The former vice president was a key lieutenant to Mugabe for decades and stands accused of participating in repression against Zimbabweans who challenged the leader.
Mnangagwa said he has fled Zimbabwe because of a threat to his life after being purged from the ruling party. He said he had been in contact with Mugabe and invited to return but would not do so until his security could be guaranteed.
“I told the President that I would not return home now until I am satisfied of my personal security, because of the manner and treatment given to me upon being fired,” he said in a statement.

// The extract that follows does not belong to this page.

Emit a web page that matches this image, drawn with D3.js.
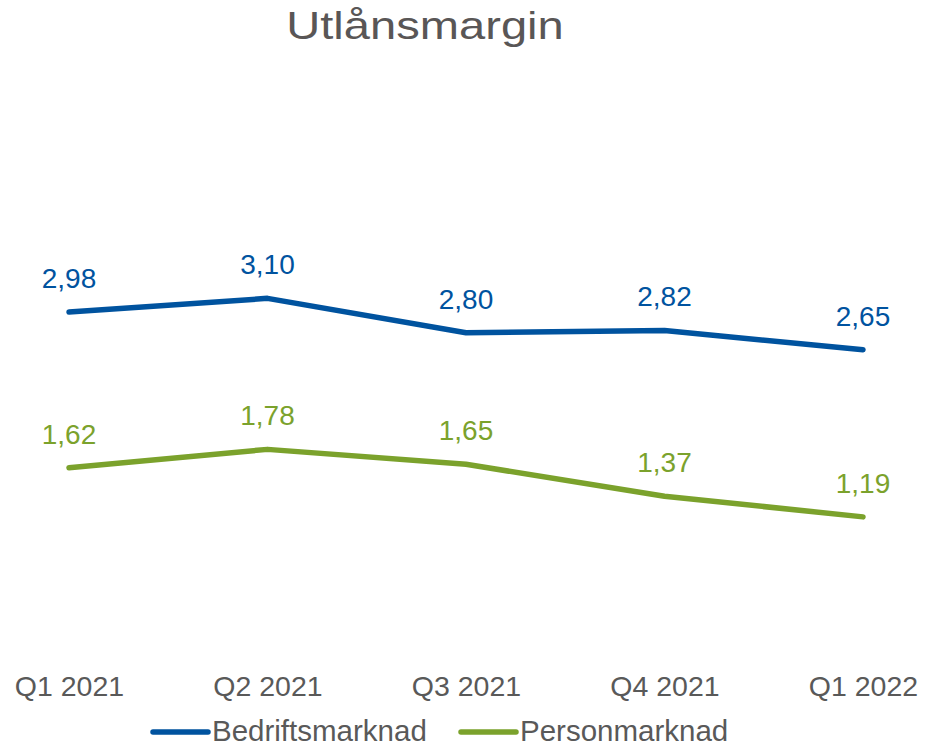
<!DOCTYPE html>
<html>
<head>
<meta charset="utf-8">
<script src="https://cdn.jsdelivr.net/npm/d3@7"></script>
<style>
  body { margin: 0; background: #fff; }
  svg { display: block; font-family: "Liberation Sans", Arial, sans-serif; }
</style>
</head>
<body>
<div class="outer-container"></div>
<script>
const quarters = ['Q1 2021', 'Q2 2021', 'Q3 2021', 'Q4 2021', 'Q1 2022']
const bedrift = [2.98, 3.10, 2.80, 2.82, 2.65]
const person = [1.62, 1.78, 1.65, 1.37, 1.19]
const seriesNames = ['Bedriftsmarknad', 'Personmarknad']
const seriesColors = ['#00539f', '#7ba22c']

const w = 928
const h = 746

const xScale = d3.scalePoint()
  .domain(quarters)
  .range([69, 863])

const yScale = d3.scaleLinear()
  .domain([0, 5])
  .range([653, 81])

const svg = d3.select('.outer-container')
  .append('svg')
  .attr('width', w)
  .attr('height', h)

// title glyphs are wider than tall in the original
svg.append('text')
  .attr('transform', 'translate(425, 39) scale(1.24, 1)')
  .attr('text-anchor', 'middle')
  .attr('font-size', 38)
  .attr('fill', '#595656')
  .text('Utlånsmargin')

const xAxis = d3.axisBottom(xScale).tickSize(0).tickPadding(0)

svg.append('g')
  .attr('transform', 'translate(0, 676)')
  .call(xAxis)
  .call(g => g.select('.domain').remove())
  .selectAll('text')
    .attr('font-size', 28.5)
    .attr('fill', '#595959')
    .attr('font-family', '"Liberation Sans", Arial, sans-serif')

const series = [bedrift, person]
const line = d3.line()
  .x((d, i) => xScale(quarters[i]))
  .y(d => yScale(d))

series.forEach((values, s) => {
  svg.append('path')
    .datum(values)
    .attr('d', line)
    .attr('fill', 'none')
    .attr('stroke', seriesColors[s])
    .attr('stroke-width', 5.5)
    .attr('stroke-linecap', 'round')
    .attr('stroke-linejoin', 'round')

  svg.selectAll('.lbl' + s)
    .data(values)
    .enter()
    .append('text')
      .attr('x', (d, i) => xScale(quarters[i]))
      .attr('y', d => yScale(d) - 24)
      .attr('text-anchor', 'middle')
      .attr('font-size', 28)
      .attr('fill', seriesColors[s])
      .text(d => d3.format('.2f')(d).replace('.', ','))
})

const legendX = [153, 461]
const legend = svg.append('g')
  .selectAll('g')
  .data(seriesNames)
  .enter()
  .append('g')
    .attr('transform', (d, i) => 'translate(' + legendX[i] + ', 732)')

legend.append('line')
  .attr('x1', 0)
  .attr('x2', 55)
  .attr('stroke', (d, i) => seriesColors[i])
  .attr('stroke-width', 5.5)
  .attr('stroke-linecap', 'round')

legend.append('text')
  .attr('x', 59)
  .attr('y', 9)
  .attr('font-size', 29.5)
  .attr('fill', '#595959')
  .text(d => d)
</script>
</body>
</html>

Mnangagwa said on Tuesday his desire was to join all Zimbabweans in a “new era” that would rebuild the economy for the benefit of all.
Zimbabwe’s top general said on Monday that the army’s intervention was progressing well.
In the draft impeachment motion, ZANU-PF – which expelled Mugabe from the party on Sunday – accused him of being a “source of instability”, flouting the rule of law and presiding over an “unprecedented economic tailspin” in the last 15 years.
It also said Mugabe had abused his constitutional mandate to favour his wife Grace.
On Saturday, hundreds of thousands took to the streets of Harare to celebrate the impending downfall of Mugabe, accused by critics of retaining power through terror and election-rigging and of running a once-vibrant economy into the ground.
They expected him to resign within hours. Instead Mugabe dashed their hopes with a bizarre and rambling televised address on Sunday night in which he made no mention of his own fate.
Since last week, Mugabe has been confined to his lavish “Blue Roof” residence in Harare, apart from two trips to State House to meet the generals and one to a university graduation ceremony at which he appeared to fall asleep.
Grace, known as “Gucci Grace” for her alleged fondness for extravagant shopping sprees, and at least two senior members of her “G40” political faction are believed to be holed up in the same compound.
Her stark reversal of fortune was underscored on Monday when the state-run Herald newspaper – which in August proclaimed her “A loving mother of the nation” – ran a piece headlined “Youth League slams ‘uncultured’ First Lady.”
“Grace Mugabe lacked grooming and true motherhood as shown by her foul language,” the paper quoted the ZANU-PF’s youth wing as saying.